Re: What was the answer?
The point in the article posted is that Chris Wallace started his question to Clinton by saying that viewers emailed him and demanded that he ask Clinton that question. The web site in my post turned the tables and had over 20,000 people email Wallace with a question that they wanted him to ask Rice. He didn't ask it.
So the question now is: what is the minimum number of emails required to get Wallace to ask a specific question of an upcoming guest? Second question: how many emails did he receive to get him to ask Clinton about not getting bin-Laden?

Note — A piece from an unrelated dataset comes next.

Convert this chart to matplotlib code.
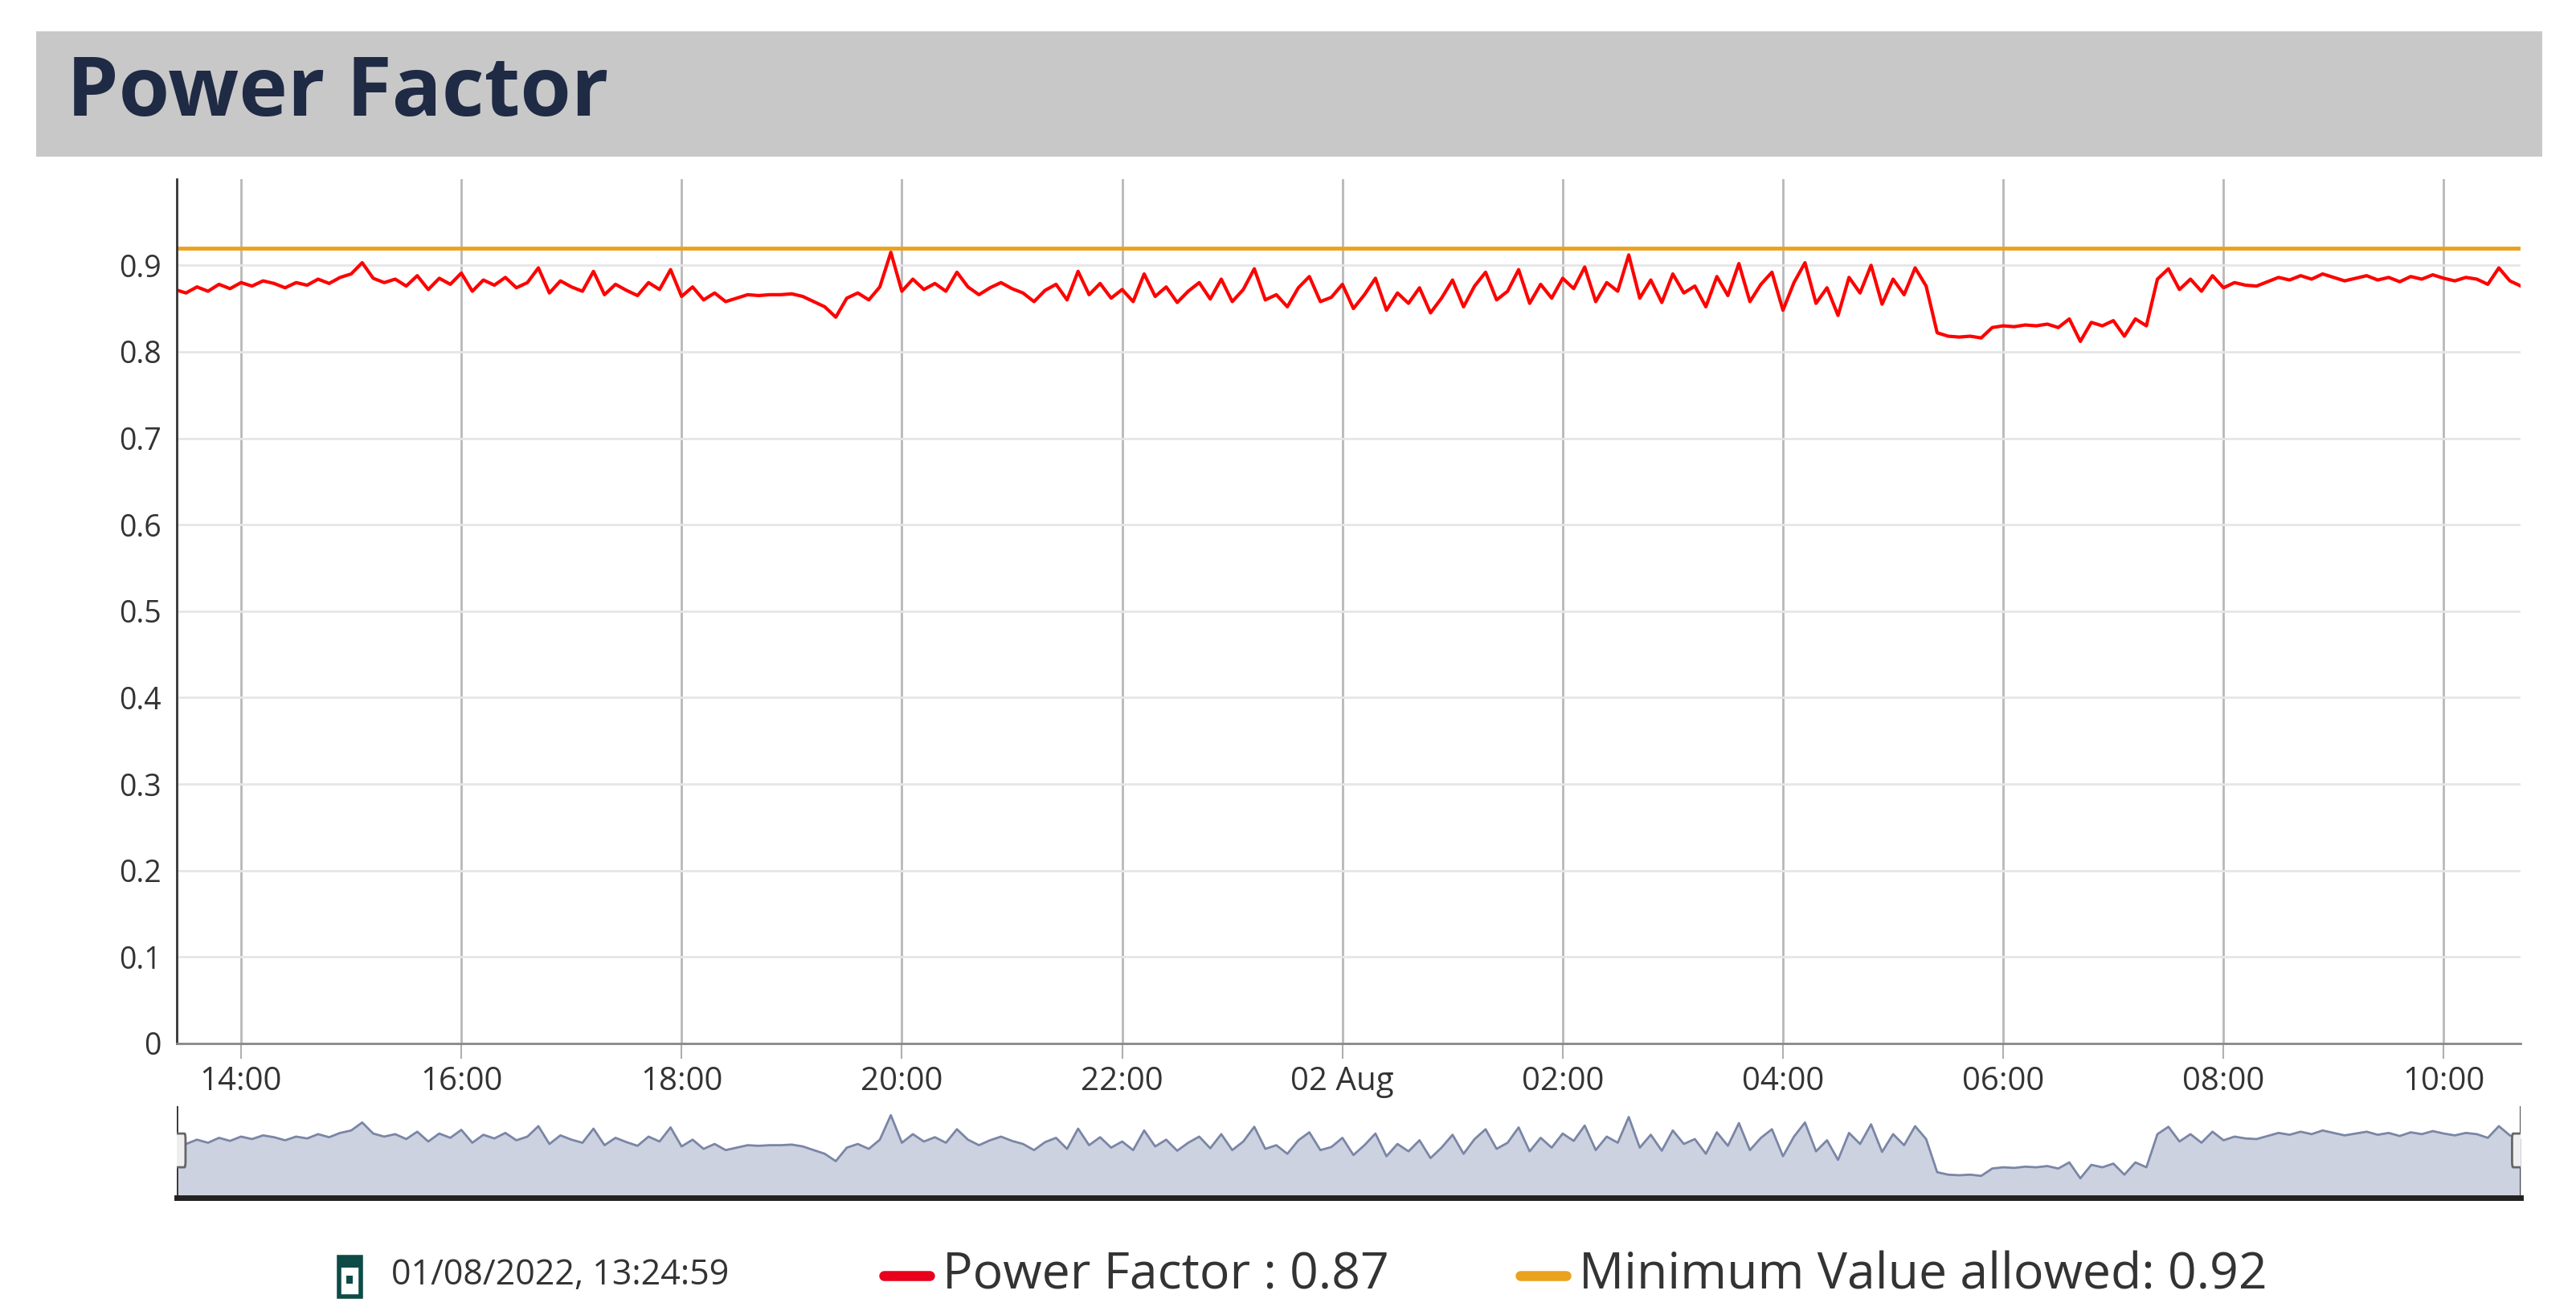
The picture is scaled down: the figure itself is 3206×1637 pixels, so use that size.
import matplotlib.pyplot as plt
import numpy as np
from matplotlib.patches import Rectangle, FancyBboxPatch
from matplotlib.lines import Line2D

plt.rcParams["font.family"] = ["Open Sans", "DejaVu Sans"]

# hours since 01 Aug 00:00, one sample every 6 minutes from 13:24
start_hour = 13.4
step = 0.1
power_factor = [
    0.872, 0.868, 0.875, 0.870, 0.878, 0.873, 0.880, 0.876, 0.882, 0.879,
    0.874, 0.880, 0.877, 0.884, 0.879, 0.886, 0.890, 0.903, 0.885, 0.880,
    0.884, 0.876, 0.888, 0.872, 0.885, 0.878, 0.891, 0.870, 0.883, 0.877,
    0.886, 0.874, 0.880, 0.897, 0.868, 0.882, 0.875, 0.870, 0.893, 0.866,
    0.878, 0.871, 0.865, 0.880, 0.872, 0.895, 0.864, 0.875, 0.860, 0.868,
    0.858, 0.862, 0.866, 0.865, 0.866, 0.866, 0.867, 0.864, 0.858, 0.852,
    0.840, 0.862, 0.868, 0.860, 0.875, 0.915, 0.870, 0.884, 0.872, 0.879,
    0.870, 0.892, 0.875, 0.866, 0.874, 0.880, 0.873, 0.868, 0.858, 0.871,
    0.878, 0.860, 0.893, 0.866, 0.879, 0.862, 0.872, 0.858, 0.890, 0.864,
    0.875, 0.857, 0.870, 0.880, 0.861, 0.884, 0.858, 0.872, 0.896, 0.860,
    0.866, 0.852, 0.874, 0.887, 0.858, 0.863, 0.878, 0.850, 0.866, 0.885,
    0.848, 0.868, 0.856, 0.874, 0.845, 0.862, 0.883, 0.852, 0.876, 0.892,
    0.860, 0.870, 0.895, 0.856, 0.878, 0.862, 0.885, 0.873, 0.898, 0.858,
    0.880, 0.870, 0.912, 0.862, 0.883, 0.857, 0.890, 0.868, 0.876, 0.852,
    0.887, 0.865, 0.902, 0.858, 0.878, 0.892, 0.848, 0.880, 0.903, 0.856,
    0.874, 0.842, 0.886, 0.868, 0.900, 0.855, 0.884, 0.866, 0.897, 0.876,
    0.822, 0.818, 0.817, 0.818, 0.816, 0.828, 0.830, 0.829, 0.831, 0.830,
    0.832, 0.828, 0.838, 0.812, 0.834, 0.830, 0.836, 0.818, 0.838, 0.830,
    0.884, 0.896, 0.872, 0.884, 0.870, 0.888, 0.874, 0.880, 0.877, 0.876,
    0.881, 0.886, 0.883, 0.888, 0.884, 0.890, 0.886, 0.882, 0.885, 0.888,
    0.883, 0.886, 0.881, 0.887, 0.884, 0.889, 0.885, 0.882, 0.886, 0.884,
    0.878, 0.897, 0.882, 0.876,
]
min_allowed = 0.92
tick_hours = [14, 16, 18, 20, 22, 24, 26, 28, 30, 32, 34]
tick_labels = ["14:00", "16:00", "18:00", "20:00", "22:00", "02 Aug",
               "02:00", "04:00", "06:00", "08:00", "10:00"]
y_ticks = [0, 0.1, 0.2, 0.3, 0.4, 0.5, 0.6, 0.7, 0.8, 0.9]

hours = start_hour + step * np.arange(len(power_factor))
x_min, x_max = 13.416, 34.70

fig = plt.figure(figsize=(32.06, 16.37), dpi=100)

# title band
fig.patches.append(Rectangle((0.014, 0.881), 0.973, 0.095, transform=fig.transFigure,
                             facecolor="#c8c8c8", edgecolor="none"))
fig.text(0.026, 0.928, "Power Factor", fontsize=74, fontweight="bold",
         color="#1f2a44", va="center")

ax = fig.add_axes([0.0686, 0.2065, 0.9100, 0.6575])
ax.plot(hours, power_factor, color="#ff0000", linewidth=3)
ax.axhline(min_allowed, color="#eba21c", linewidth=3.5)
ax.set_xlim(x_min, x_max)
ax.set_ylim(0, 1.0)
ax.set_yticks(y_ticks)
ax.set_yticklabels(["0"] + [f"{v:.1f}" for v in y_ticks[1:]])
ax.set_xticks(tick_hours)
ax.set_xticklabels(tick_labels)
ax.tick_params(axis="y", length=0, labelsize=27, labelcolor="#333333", pad=14)
ax.tick_params(axis="x", length=14, width=1.5, color="#b0b0b0",
               labelsize=29, labelcolor="#333333", pad=6)
ax.grid(axis="y", color="#e6e6e6", linewidth=2)
ax.grid(axis="x", color="#b8b8b8", linewidth=2)
for s in ["top", "right"]:
    ax.spines[s].set_visible(False)
ax.spines["left"].set_color("#333333")
ax.spines["left"].set_linewidth(2)
ax.spines["bottom"].set_color("#888888")
ax.spines["bottom"].set_linewidth(2)

# navigator
nav = fig.add_axes([0.0686, 0.089, 0.9100, 0.070])
nav.fill_between(hours, power_factor, 0.78, color="#c8cedd", alpha=0.9)
nav.plot(hours, power_factor, color="#7a86a6", linewidth=2)
nav.set_xlim(x_min, x_max)
nav.set_ylim(0.78, 0.93)
nav.set_xticks([])
nav.set_yticks([])
for s in ["top", "right", "left"]:
    nav.spines[s].set_visible(False)
nav.spines["bottom"].set_color("#222222")
nav.spines["bottom"].set_linewidth(5)
for xh in (x_min, x_max):
    nav.axvline(xh, color="#333333", linewidth=2)
    nav.add_patch(FancyBboxPatch((xh - 0.07, 0.84), 0.14, 0.035,
                                 boxstyle="round,pad=0.01", facecolor="#eeeeee",
                                 edgecolor="#666666", linewidth=2, zorder=5))

# legend row
ly = 0.030
fig.patches.append(Rectangle((0.1315, ly - 0.016), 0.0085, 0.03, transform=fig.transFigure,
                             facecolor="white", edgecolor="#0d4b47", linewidth=4))
fig.patches.append(Rectangle((0.1315, ly + 0.006), 0.0085, 0.008, transform=fig.transFigure,
                             facecolor="#0d4b47", edgecolor="none"))
fig.patches.append(Rectangle((0.1345, ly - 0.006), 0.0025, 0.006, transform=fig.transFigure,
                             facecolor="#0d4b47", edgecolor="none"))
fig.text(0.152, ly, "01/08/2022, 13:24:59", fontsize=31, color="#333333", va="center")
fig.lines.append(Line2D([0.343, 0.361], [ly, ly], transform=fig.transFigure,
                        color="#e8001c", linewidth=9, solid_capstyle="round"))
fig.text(0.366, ly, "Power Factor : 0.87", fontsize=45, color="#333333", va="center")
fig.lines.append(Line2D([0.590, 0.608], [ly, ly], transform=fig.transFigure,
                        color="#eba21c", linewidth=9, solid_capstyle="round"))
fig.text(0.613, ly, "Minimum Value allowed: 0.92", fontsize=45, color="#333333", va="center")

plt.savefig("out.png", dpi=100)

IMO, both are very fair questions.
lincoln
"Chicago to my mind was the only place to be. ... I above all liked the city because it was filled with people all a-bustle, and the clatter of hooves and carriages, and with delivery wagons and drays and peddlers and the boom and clank of freight trains. And when those black clouds came sailing in from the west, pouring thunderstorms upon us so that you couldn't hear the cries or curses of humankind, I liked that best of all. Chicago could stand up to the worst God had to offer. I understood why it was built--a place for trade, of course, with railroads and ships and so on, but mostly to give all of us a magnitude of defiance that is not provided by one house on the plains. And the plains is where those storms come from." -- E.L. Doctorow
Never apply a Star Trek solution to a Babylon 5 problem.